Un film (im)perfetto ma dal fascino senza tempo che in origine, tuttavia, sarebbe dovuto essere ben diverso. L’idea originale per 48 ore venne al produttore Lawrence Gordon agli inizi degli anni Settanta. Si immaginò cosa sarebbe successo se la figlia del governatore della Louisiana fosse rapita da un criminale talmente senza scrupoli da minacciarla di farla saltare in aria entro quarantotto ore. A quel punto, un poliziotto problematico e caotico, l’eroe di turno, avrebbe fatto squadra con l’ex-compagno di cella del criminale. A detta di Hill già nel 1975, nel pieno della lavorazione de L’eroe della strada con Gordon in produzione e Roger Spottiswoode in sceneggiatura, si iniziò seriamente a parlare di 48 ore. Nel giro di poche settimane, fu buttato giù uno script da presentare alla Columbia Pictures.

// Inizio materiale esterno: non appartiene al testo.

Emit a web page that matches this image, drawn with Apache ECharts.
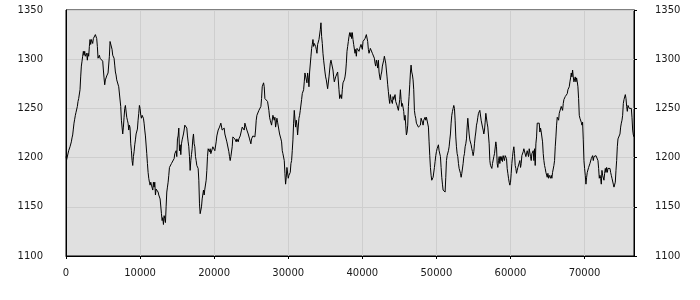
<!DOCTYPE html>
<html>
<head>
<meta charset="utf-8">
<script src="https://cdn.jsdelivr.net/npm/echarts@6/dist/echarts.min.js"></script>
<style>
html,body{margin:0;padding:0;background:#fff;}
#chart{width:700px;height:300px;}
</style>
</head>
<body>
<div id="chart"></div>
<script>
// x spacing between consecutive samples (data units)
const xStep = 90.1;
const xTicks = [0, 10000, 20000, 30000, 40000, 50000, 60000, 70000];
const yTicks = [1100, 1150, 1200, 1250, 1300, 1350];

const seg1 = [1201,1198,1197,1199,1207,1209,1211,1213,1216,1220,1223,1229,1235,1239,1243,1246,1248,1252,1257,1260,
1262,1269,1282,1293,1298,1303,1308,1304,1308,1303,1301,1306,1299,1306,1303,1313,1320,1315,1320,1318,
1316,1321,1320,1323,1325,1327,1321,1313,1301,1302,1304,1301,1300,1299,1299,1298,1289,1281,1274,1279,
1281,1283,1284,1286,1287,1303,1318,1320,1318,1310,1304,1303,1301,1294,1287,1284,1279,1278,1277,1272,
1271,1270,1252,1238,1236,1224,1231,1241,1250,1253,1251,1241,1238,1235,1228,1233,1230,1214,1207,1197,
1192,1201,1206,1213,1218,1224,1222,1229,1238,1245,1253,1250,1243,1240,1243,1245,1240,1235,1228,1222,
1221,1204,1194,1185,1179,1175,1172,1175,1172,1173,1167,1175,1170,1175,1162,1168,1167,1170,1165,1162];
const seg2 = [1160,1158,1156,1143,1136,1139,1132,1141,1138,1134,1150,1165,1170,1175,1182,1190,1192,1192,1194,1194,
1196,1196,1199,1204,1203,1207,1201,1219,1222,1230,1207,1213,1203,1214,1218,1221,1224,1228,1233,1235,
1231,1230,1222,1216,1211,1201,1187,1197,1203,1209,1219,1224,1214,1211,1201,1197,1192,1190,1189,1177,
1153,1143,1145,1150,1158,1160,1167,1162,1168,1168,1177,1187,1201,1209,1211,1206,1209,1204,1206,1206,
1211,1209,1211,1207,1206,1216,1222,1224,1228,1228,1231,1230,1235,1236,1228,1230,1226,1230,1224,1222,
1224,1216,1214,1218,1206,1201,1197,1201,1203,1211,1221,1219,1221,1219,1218,1216,1219,1218,1216,1219,
1221,1222,1224,1228,1231,1233,1230,1228,1235,1236,1233,1228,1226,1224,1222,1219,1218,1214,1219,1221,1222];
const seg3 = [1223,1224,1221,1228,1238,1243,1241,1245,1248,1250,1250,1252,1260,1272,1274,1276,1272,1260,1260,1259,
1259,1257,1255,1248,1241,1238,1240,1233,1235,1243,1245,1238,1241,1231,1230,1240,1236,1238,1228,1224,
1223,1219,1216,1207,1204,1204,1197,1184,1173,1180,1190,1191,1179,1182,1184,1185,1194,1197,1207,1218,
1235,1248,1246,1231,1238,1233,1223,1221,1240,1243,1248,1250,1259,1265,1264,1269,1277,1286,1287,1286,
1276,1286,1281,1272,1287,1287,1303,1311,1315,1320,1313,1316,1318,1313,1310,1306,1315,1316,1320,1321,
1330,1337,1323,1316,1306,1299,1293,1287,1282,1279,1277,1270,1269,1282,1289,1296,1299,1299,1298,1289,
1282,1277,1279,1282,1281,1284,1287,1286,1269,1260,1259,1264,1260,1269,1276,1277,1279,1282,1287,1296,1308];
const seg4 = [1313,1318,1323,1327,1323,1327,1321,1327,1320,1315,1316,1306,1310,1303,1311,1310,1313,1308,1311,1310,
1315,1313,1310,1318,1316,1320,1321,1323,1325,1327,1318,1310,1306,1308,1311,1310,1313,1306,1304,1306,
1301,1296,1293,1299,1296,1291,1299,1287,1282,1279,1284,1287,1293,1294,1299,1303,1304,1296,1289,1282,
1274,1267,1260,1255,1264,1259,1260,1255,1262,1259,1260,1264,1257,1259,1253,1252,1248,1250,1259,1269,
1259,1252,1255,1253,1247,1238,1243,1233,1223,1226,1233,1252,1262,1274,1286,1294,1287,1284,1279,1269,
1248,1243,1240,1235,1233,1233,1231,1230,1231,1233,1240,1241,1236,1233,1238,1240,1241,1238,1241,1243,
1241,1231,1216,1202,1190,1182,1177,1179,1180,1182,1190,1196,1202,1206,1209,1211,1213,1207];
const seg5 = [1209,1201,1190,1180,1173,1167,1168,1167,1165,1180,1197,1202,1204,1207,1211,1218,1224,1235,1243,1247,
1250,1253,1250,1238,1221,1211,1204,1201,1194,1189,1190,1184,1180,1184,1185,1194,1201,1204,1211,1214,
1219,1231,1240,1238,1224,1218,1216,1213,1209,1206,1202,1206,1214,1221,1226,1233,1236,1241,1245,1247,
1248,1250,1238,1236,1231,1228,1224,1228,1236,1245,1247,1235,1231,1230,1214,1197,1192,1190,1189,1194,
1196,1201,1204,1206,1216,1211,1194,1190,1197,1201,1194,1201,1197,1201,1196,1202,1204,1197,1202,1204,
1199,1189,1184,1179,1175,1172,1175,1184,1194,1201,1207,1211,1204,1192,1189,1184,1187,1190,1192,1190,
1197,1190,1194,1202,1204,1206,1209,1211,1207,1201,1199,1207,1206,1201,1209,1209,1201,1197,1204,1204,
1207,1197,1209,1192];
const seg6 = [1214,1221,1235,1236,1236,1235,1226,1230,1226,1224,1216,1204,1197,1192,1189,1185,1184,1180,1184,1179,
1182,1180,1179,1182,1179,1185,1187,1192,1197,1211,1221,1233,1241,1243,1238,1245,1243,1247,1252,1252,
1248,1255,1259,1260,1262,1264,1262,1265,1269,1269,1272,1277,1281,1286,1282,1289,1282,1277,1276,1282,
1277,1281,1277,1272,1260,1243,1240,1238,1236,1233,1236,1218,1197,1189,1182,1173,1180,1185,1187,1190,
1192,1194,1196,1199,1201,1202,1197,1201,1199,1201,1202,1202,1201,1197,1189,1179,1182,1179,1173,1187,
1182,1184,1177,1184,1189,1185,1190,1185,1189,1190,1187,1189,1185,1182,1179,1177,1173,1170,1168,1175,
1187,1197,1211,1219,1218,1219,1224,1231,1235,1238,1243,1255,1259,1260,1264,1260,1252,1247,1253,1252,
1250,1252,1248,1250,1241,1228,1223,1221];

const values = [].concat(seg1, seg2, seg3, seg4, seg5, seg6);

const chart = echarts.init(document.getElementById('chart'), null, {renderer: 'canvas'});
const font = {fontFamily: 'DejaVu Sans', fontSize: 10, color: '#1a1a1a'};
const plain = v => String(v);

const option = {
  animation: false,
  backgroundColor: '#ffffff',
  grid: {
    left: 66, right: 66, top: 10, bottom: 44,
    show: true, backgroundColor: '#e0e0e0', borderColor: '#000', borderWidth: 1
  },
  xAxis: {
    type: 'value',
    min: 0,
    max: 'dataMax',
    interval: 10000,
    axisLine: {show: true, lineStyle: {color: '#000', width: 1}},
    axisTick: {show: true, length: 3, lineStyle: {color: '#000'}},
    axisLabel: Object.assign({margin: 12, showMaxLabel: false,
      formatter: v => (xTicks.indexOf(v) >= 0 ? String(v) : '')}, font),
    splitLine: {show: true, lineStyle: {color: '#cecece', width: 1}}
  },
  yAxis: [
    {
      type: 'value', position: 'left', min: yTicks[0], max: yTicks[yTicks.length - 1], interval: 50,
      axisLine: {show: true, lineStyle: {color: '#000'}},
      axisTick: {show: false},
      axisLabel: Object.assign({margin: 23, formatter: plain}, font),
      splitLine: {show: true, lineStyle: {color: '#cecece', width: 1}}
    },
    {
      type: 'value', position: 'right', min: yTicks[0], max: yTicks[yTicks.length - 1], interval: 50,
      axisLine: {show: true, lineStyle: {color: '#000'}},
      axisTick: {show: true, length: 3, lineStyle: {color: '#000'}},
      axisLabel: Object.assign({margin: 21, formatter: plain}, font),
      splitLine: {show: false}
    }
  ],
  series: [{
    type: 'line',
    data: values.map((v, i) => [i * xStep, v]),
    showSymbol: false,
    symbol: 'none',
    smooth: false,
    lineStyle: {color: '#000', width: 1},
    yAxisIndex: 0
  }]
};
chart.setOption(option);
</script>
</body>
</html>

Il progetto passò così alla Paramount nel 1978 che immaginò Clint Eastwood come insolito-ma-perfetto criminale buono/spalla del poliziotto-eroe. Hill, dalla sua, rimaneggiò lo script ma non credeva fosse quella la via da seguire: «Quando consegnai lo script dissi alla Paramount che non pensavo che avrebbe funzionato. L’idea migliore sarebbe quella di far fare a Richard Pryor il criminale e avere qualcuno come Eastwood come poliziotto». Non se ne fece nulla. Eastwood optò per Fuga da Alcatraz. Pryor tornò nella comfort-zone della comedy dopo la parentesi drammatica di Tuta blu. 48 ore rimase così nel limbo produttivo per almeno due anni. Questo fino al 1980, anno in cui la partita si riaprì.
Gordon disse a Hill che la Paramount avrebbe realizzato 48 ore se avesse approvato Nolte come Cates: «Credevano che l’accoppiata Nolte e un buon attore nero sarebbe stata un grande successo commerciale». Secondo Hill a cambiare le carte in tavola fu proprio Pryor e la sua irresistibile ascesa tra i Grandi di Hollywood: «Quello che è successo è molto semplice. Pryor è diventato una Stella e questo ha cambiato per sempre la percezione degli Studios». Lì per lì la Paramount immaginò Gregory Hines come spalla, poi l’intuizione. L’allora fidanzata di Hill, l’agente Hildy Gottlieb, raccomandò il suo cliente, nientemeno che il giovane Eddie Murphy. Il resto è storia, e che storia: quarant’anni di retaggio inscalfibile che degli anni Ottanta è gemma filmica e piccolo-ma-grande capolavoro.